Small companies conducting short-term, risk-free transactions will continue – or return – to doing business with unsanctioned Russian entities. However, once they’ve left, large companies and banks will be very slow to return to Russia because of the cost and reputational risk. When sanctions were lifted against Iran in 2016, big business proved very reluctant to return. “Sanctions are easier to put on than take off,” says de Terán.

Changes to today’s FX processes could be another long-term consequence. Currencies have been weaponised by the war, illustrated in western economies freezing Russia’s foreign currency holdings in overseas central banks. One argument, increasingly heard, suggests that countries like India, Brazil and China won’t want to build large allocations to dollars overseas that could be confiscated if they incur the wrath of the US, challenging the idea that, as the idiom goes, dollars are as safe as houses. It could lead to corporates in these countries having more currency pools abroad or extending out their hedging programmes. When it comes to strategic imports, countries might even request payment in their local currency, or go through other currencies than the dollar. “From a treasurer’s point of view, the world starts to look a bit more complicated,” says de Terán. In contrast, although EGA’s Shore agrees that longer-term there may be greater calls from some quarters to move away from the US dollar as the world’s global currency, it is unlikely any time in the immediate future. “The lack of a viable alternative to the US dollar will maintain its primacy in global trade,” he says.

Could crypto begin to fill the gap in another long-term consequence? At the moment, treasury teams need to be equally (if not even more) wary of crypto transactions and particularly mindful of customers offering to pay or receive payment with crypto because they can’t pay via banks. “While crypto is not bad by itself, it isn’t necessarily an alternative. Even presuming you are legally allowed to buy the goods in question and that the seller itself is not subject to any sanctions, your bank may not be willing to bank the funds once you receive them, so you will be left holding crypto you can’t necessarily use and left carrying the ‘currency’ risk.” Indeed, she believes that cryptocurrencies are rarely used in a meaningful way for payments except between crypto currencies themselves – so, for example, a crypto trader might sell bitcoin and buy a stablecoin, says Tether, before reinvesting – much as you might sell out stocks and hold cash.

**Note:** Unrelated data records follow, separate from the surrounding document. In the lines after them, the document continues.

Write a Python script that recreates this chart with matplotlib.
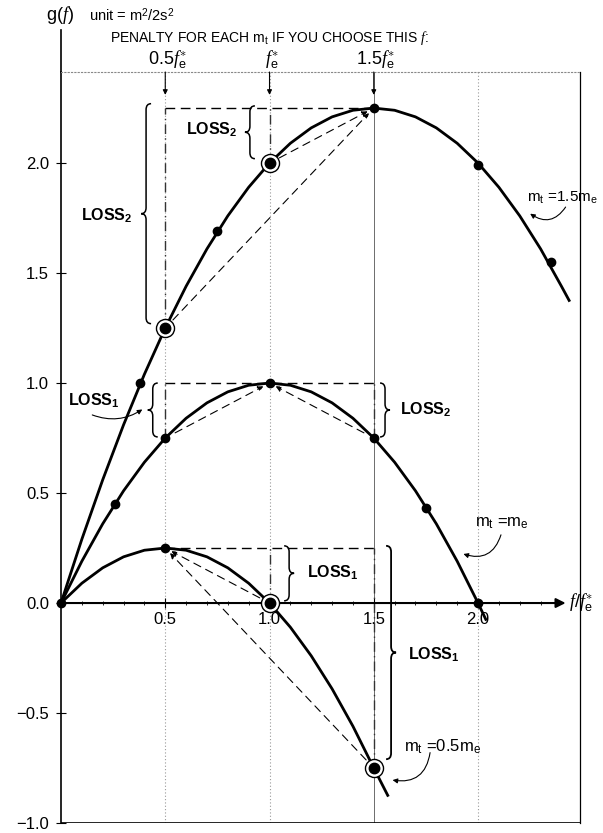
import matplotlib
matplotlib.use('Agg')
import matplotlib.pyplot as plt
from matplotlib.path import Path
from matplotlib.patches import PathPatch

plt.rcParams['font.family'] = ['Liberation Sans', 'DejaVu Sans']
plt.rcParams['mathtext.fontset'] = 'custom'
plt.rcParams['mathtext.rm'] = 'Liberation Sans'
plt.rcParams['mathtext.it'] = 'Liberation Serif:italic'
plt.rcParams['mathtext.bf'] = 'Liberation Sans:bold'

# ---------------- data ----------------
# curve m_t = 1.5 m_e
f_15 = [0.0, 0.1, 0.2, 0.3, 0.4, 0.5, 0.6, 0.7, 0.8, 0.9, 1.0, 1.1, 1.2, 1.3,
        1.4, 1.5, 1.6, 1.7, 1.8, 1.9, 2.0, 2.1, 2.2, 2.3, 2.4, 2.44]
g_15 = [0.0, 0.29, 0.56, 0.81, 1.04, 1.25, 1.44, 1.61, 1.76, 1.89, 2.00, 2.09,
        2.16, 2.21, 2.24, 2.25, 2.24, 2.21, 2.16, 2.09, 2.00, 1.89, 1.76, 1.61,
        1.44, 1.37]
# curve m_t = m_e
f_10 = [0.0, 0.1, 0.2, 0.3, 0.4, 0.5, 0.6, 0.7, 0.8, 0.9, 1.0, 1.1, 1.2, 1.3,
        1.4, 1.5, 1.6, 1.7, 1.8, 1.9, 2.0, 2.04]
g_10 = [0.0, 0.19, 0.36, 0.51, 0.64, 0.75, 0.84, 0.91, 0.96, 0.99, 1.00, 0.99,
        0.96, 0.91, 0.84, 0.75, 0.64, 0.51, 0.36, 0.19, 0.0, -0.08]
# curve m_t = 0.5 m_e
f_05 = [0.0, 0.1, 0.2, 0.3, 0.4, 0.5, 0.6, 0.7, 0.8, 0.9, 1.0, 1.1, 1.2, 1.3,
        1.4, 1.5, 1.57]
g_05 = [0.0, 0.09, 0.16, 0.21, 0.24, 0.25, 0.24, 0.21, 0.16, 0.09, 0.0, -0.11,
        -0.24, -0.39, -0.56, -0.75, -0.88]

# plain dots
dot_f = [0.0, 0.38, 0.75, 1.5, 2.0, 2.35, 0.26, 0.5, 1.0, 1.5, 1.75, 2.0, 0.5]
dot_g = [0.0, 1.0, 1.69, 2.25, 1.99, 1.55, 0.45, 0.75, 1.0, 0.75, 0.43, 0.0, 0.25]
# circled points
circ_f = [0.5, 1.0, 1.0, 1.5]
circ_g = [1.25, 2.0, 0.0, -0.75]

# dashed arrows (start f, start g, end f, end g)
arr_f0 = [0.5, 1.0, 0.5, 1.5, 1.0, 1.5]
arr_g0 = [1.25, 2.0, 0.75, 0.75, 0.0, -0.75]
arr_f1 = [1.5, 1.5, 1.0, 1.0, 0.5, 0.5]
arr_g1 = [2.25, 2.25, 1.0, 1.0, 0.25, 0.25]

y_ticks = [-1.0, -0.5, 0.0, 0.5, 1.0, 1.5, 2.0]
y_ticklabels = ['\u22121.0', '\u22120.5', '0.0', '0.5', '1.0', '1.5', '2.0']
x_ticks = [0.5, 1.0, 1.5, 2.0]
x_ticklabels = ['0.5', '1.0', '1.5', '2.0']
choice_f = [0.5, 1.0, 1.5]
choice_labels = [r'$0.5f^{\ast}_{\mathrm{e}}$', r'$f^{\ast}_{\mathrm{e}}$',
                 r'$1.5f^{\ast}_{\mathrm{e}}$']

# ---------------- figure ----------------
W, H = 603, 833
fig = plt.figure(figsize=(W / 100, H / 100), dpi=100)
ax = fig.add_axes([61 / W, 10 / H, 519 / W, 751 / H])
XMAX, YMIN, YMAX = 2.489, -1.0, 2.414
ax.set_xlim(0, XMAX)
ax.set_ylim(YMIN, YMAX)
XPU = 519 / XMAX
YPU = 751 / (YMAX - YMIN)

# spines
ax.spines['left'].set_linewidth(1.2)
ax.spines['top'].set_color('#888888')
ax.spines['top'].set_linestyle((0, (1, 2)))
ax.spines['top'].set_linewidth(0.8)
ax.spines['right'].set_linewidth(0.9)
ax.spines['bottom'].set_position(('data', 0))
ax.spines['bottom'].set_visible(False)
ax.plot([0, 0], [YMAX, 2.605], color='black', lw=1.2, clip_on=False)
ax.axhline(-1.0, color='black', lw=1.2)

ax.set_yticks(y_ticks)
ax.set_yticklabels(y_ticklabels, fontsize=12)
ax.set_xticks(x_ticks)
ax.set_xticklabels(x_ticklabels, fontsize=12)
ax.set_xticks([i / 10 for i in range(1, 24)], minor=True)
ax.tick_params(axis='y', direction='inout', length=7, width=0.8, pad=5)
ax.tick_params(axis='x', which='major', direction='inout', length=7, width=0.8, pad=3)
ax.tick_params(axis='x', which='minor', direction='inout', length=3, width=0.6)

# x axis arrow
ax.annotate('', xy=(2.42, 0), xytext=(0, 0),
            arrowprops=dict(arrowstyle='-|>', lw=1.5, color='black',
                            mutation_scale=14, shrinkA=0, shrinkB=0), annotation_clip=False)
ax.text(2.435, 0.0, r'$f/f^{\ast}_{\mathrm{e}}$', fontsize=13, va='center', ha='left')

# vertical guide lines
for xv in [0.5, 1.0, 2.0]:
    ax.plot([xv, xv], [YMIN, YMAX], color='#999999', lw=0.8, ls=(0, (1, 2)), zorder=1)
ax.plot([1.5, 1.5], [YMIN, YMAX], color='#555555', lw=0.6, zorder=1)

# dashed reference lines
dash = (0, (7, 4))
for y in [2.25, 1.0, 0.25]:
    ax.plot([0.5, 1.5], [y, y], color='black', lw=1.0, ls=dash, zorder=2)
seg_x = [0.5, 1.0, 0.5, 1.5, 1.0, 1.5]
seg_y0 = [1.25, 2.0, 0.75, 0.75, 0.0, -0.75]
seg_y1 = [2.25, 2.25, 1.0, 1.0, 0.25, 0.25]
for xs, a, b in zip(seg_x, seg_y0, seg_y1):
    ax.plot([xs, xs], [a, b], color='#333333', lw=1.0, ls=(0, (7, 3, 1, 3)), zorder=2)

# curves
for fx, gy in [(f_15, g_15), (f_10, g_10), (f_05, g_05)]:
    ax.plot(fx, gy, color='black', lw=2.0, solid_capstyle='butt', zorder=4)

# dashed arrows
for a, b, c, d in zip(arr_f0, arr_g0, arr_f1, arr_g1):
    ax.annotate('', xy=(c, d), xytext=(a, b),
                arrowprops=dict(arrowstyle='-|>', lw=0.8, ls=(0, (7, 5)), color='black',
                                mutation_scale=8, shrinkA=8, shrinkB=5), zorder=3)

# dots
ax.plot(dot_f, dot_g, 'o', color='black', ms=6, zorder=6, clip_on=False)
ax.plot(circ_f, circ_g, 'o', mfc='white', mec='black', mew=1.0, ms=13, zorder=6)
ax.plot(circ_f, circ_g, 'o', color='black', ms=7.5, zorder=7)

# top arrows and labels
for xv, lab in zip(choice_f, choice_labels):
    ax.annotate('', xy=(xv, 2.31), xytext=(xv, YMAX),
                arrowprops=dict(arrowstyle='-|>', lw=0.8, color='black',
                                mutation_scale=7, shrinkA=0, shrinkB=0), annotation_clip=False)
    ax.text(xv + 0.01, 2.47, lab, fontsize=13, ha='center', va='center')

ax.text(0.235, 2.568, r'PENALTY FOR EACH m$_\mathregular{t}$ IF YOU CHOOSE THIS $f$:',
        fontsize=10, ha='left', va='center')
ax.text(-0.07, 2.673, r'g($f$)', fontsize=13, ha='left', va='center')
ax.text(0.134, 2.673, r'unit = m$^\mathregular{2}$/2s$^\mathregular{2}$', fontsize=10.5,
        ha='left', va='center')


# braces
def brace(x, y0, y1, d, w_px=10, r_px=6, lw=1.1):
    w = w_px / XPU
    r = r_px / YPU
    yt, yb = max(y0, y1), min(y0, y1)
    ym = (yt + yb) / 2
    xe = x - d * w / 2
    xt = x + d * w / 2
    verts = [(xe, yt), (x, yt), (x, yt - r), (x, ym + r), (x, ym), (xt, ym),
             (xt, ym), (x, ym), (x, ym - r), (x, yb + r), (x, yb), (xe, yb)]
    codes = [Path.MOVETO, Path.CURVE3, Path.CURVE3, Path.LINETO, Path.CURVE3, Path.CURVE3,
             Path.MOVETO, Path.CURVE3, Path.CURVE3, Path.LINETO, Path.CURVE3, Path.CURVE3]
    ax.add_patch(PathPatch(Path(verts, codes), fill=False, lw=lw, color='black',
                           zorder=5, clip_on=False))


brace(0.408, 2.27, 1.27, -1)
brace(0.906, 2.26, 2.02, -1)
brace(0.44, 1.0, 0.755, -1)
brace(1.554, 1.0, 0.755, 1)
brace(1.094, 0.26, 0.01, 1)
brace(1.583, 0.26, -0.71, 1, lw=1.3)

loss_kw = dict(fontsize=11.5, fontweight='bold', va='center')
ax.text(0.345, 1.76, r'LOSS$_\mathregular{2}$', ha='right', **loss_kw)
ax.text(0.844, 2.15, r'LOSS$_\mathregular{2}$', ha='right', **loss_kw)
ax.text(0.034, 0.92, r'LOSS$_\mathregular{1}$', ha='left', **loss_kw)
ax.text(1.626, 0.877, r'LOSS$_\mathregular{2}$', ha='left', **loss_kw)
ax.text(1.18, 0.136, r'LOSS$_\mathregular{1}$', ha='left', **loss_kw)
ax.text(1.664, -0.236, r'LOSS$_\mathregular{1}$', ha='left', **loss_kw)

small_arrow = dict(arrowstyle='-|>', lw=0.8, color='black', mutation_scale=7,
                   shrinkA=0, shrinkB=0)
ax.annotate('', xy=(0.39, 0.88), xytext=(0.15, 0.855),
            arrowprops=dict(connectionstyle='arc3,rad=0.25', **small_arrow))

# curve labels
m_kw = dict(fontsize=12, ha='left', va='center')
ax.text(2.235, 1.84, r'm$_\mathregular{t}$ =1.5m$_\mathregular{e}$',
        fontsize=11, ha='left', va='center')
ax.annotate('', xy=(2.25, 1.77), xytext=(2.42, 1.80),
            arrowprops=dict(connectionstyle='arc3,rad=-0.5', **small_arrow),
            annotation_clip=False)
ax.text(1.985, 0.364, r'm$_\mathregular{t}$ =m$_\mathregular{e}$', **m_kw)
ax.annotate('', xy=(1.93, 0.223), xytext=(2.11, 0.31),
            arrowprops=dict(connectionstyle='arc3,rad=-0.5', **small_arrow))
ax.text(1.645, -0.655, r'm$_\mathregular{t}$ =0.5m$_\mathregular{e}$', **m_kw)
ax.annotate('', xy=(1.59, -0.805), xytext=(1.77, -0.68),
            arrowprops=dict(connectionstyle='arc3,rad=-0.5', **small_arrow))

fig.savefig('out.png', dpi=100)
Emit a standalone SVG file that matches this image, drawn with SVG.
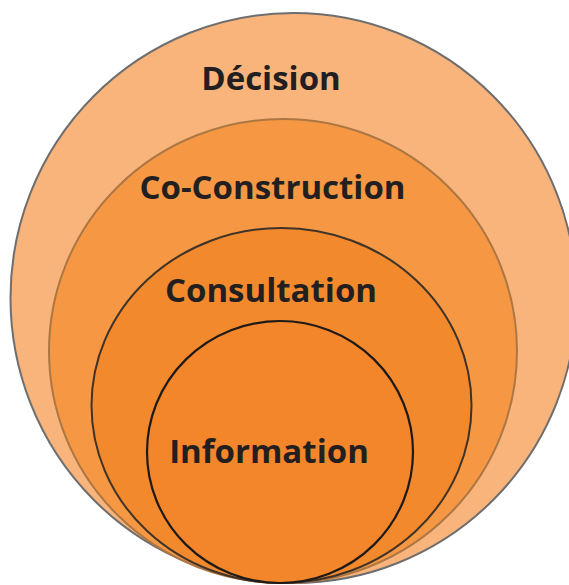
<svg xmlns="http://www.w3.org/2000/svg" width="569" height="585" viewBox="0 0 569 585">
  <style>
    .lbl { font-family: "Open Sans", "Liberation Sans", sans-serif; font-weight: 700; font-size: 33px; fill: #231F20; text-anchor: middle; }
  </style>
  <rect width="569" height="585" fill="#FFFFFF"/>
  <g id="decision">
    <ellipse cx="293.5" cy="298" rx="283" ry="285" fill="#F8B47B" stroke="#6E6E6E" stroke-width="2"/>
    <text class="lbl" x="271" y="90">Décision</text>
  </g>
  <g id="co-construction">
    <ellipse cx="283" cy="351" rx="234" ry="232" fill="#F59743" stroke="#AD7744" stroke-width="2"/>
    <text class="lbl" x="272.5" y="199">Co-Construction</text>
  </g>
  <g id="consultation">
    <ellipse cx="281.5" cy="405.5" rx="190" ry="177.5" fill="#F3892D" stroke="#3F3328" stroke-width="2"/>
    <text class="lbl" x="271" y="302">Consultation</text>
  </g>
  <g id="information">
    <ellipse cx="280" cy="452" rx="133" ry="131" fill="#F3852A" stroke="#1E1A18" stroke-width="2.2"/>
    <text class="lbl" x="269" y="462.5">Information</text>
  </g>
</svg>
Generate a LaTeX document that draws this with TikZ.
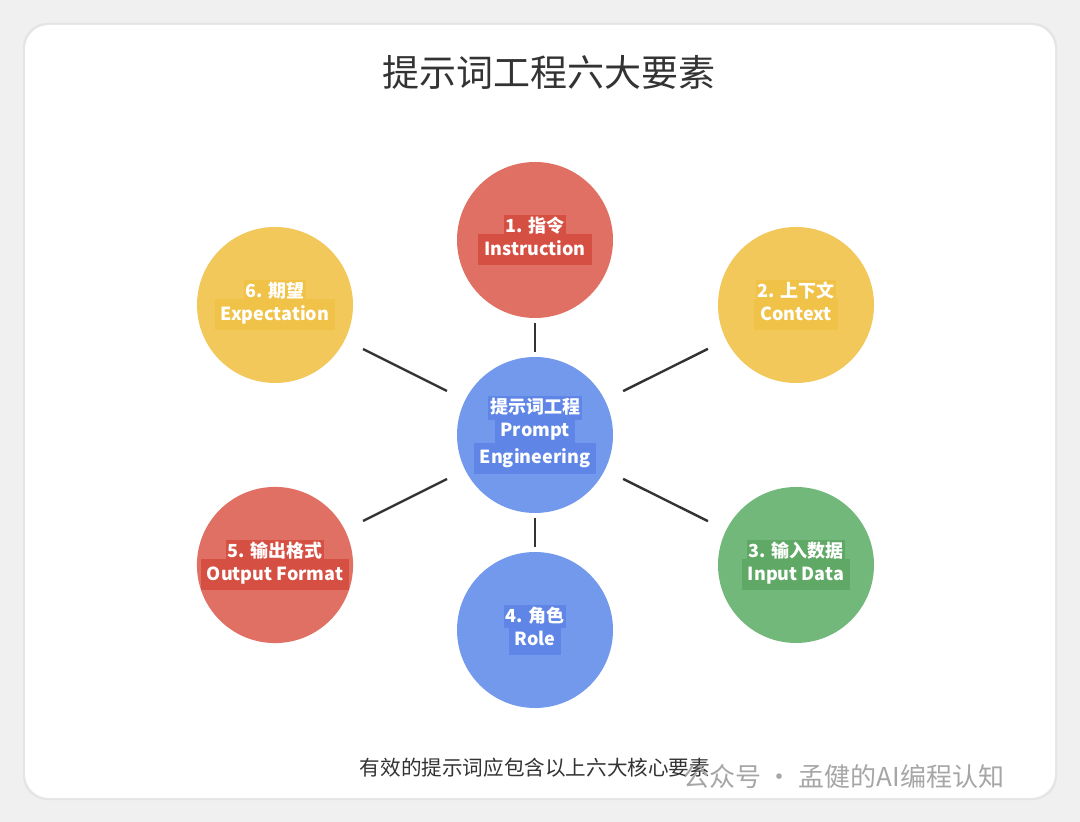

In one positive aside, experts conclude that compliance teams will be given a degree of slack by the regulator. “There isn’t zero tolerance to getting it wrong,” explains Robinson. “But there is a very low tolerance to getting it wrong.” If a company breaches sanction is a minor way, making one payment to a sanctioned entity, a declaration could suffice; any more breeches will bring an investigation, scrutiny and expose control weaknesses. “The penalty for getting it wrong can be huge but it is a spectrum; corporates should act quickly and put their controls in place,” concludes Robinson.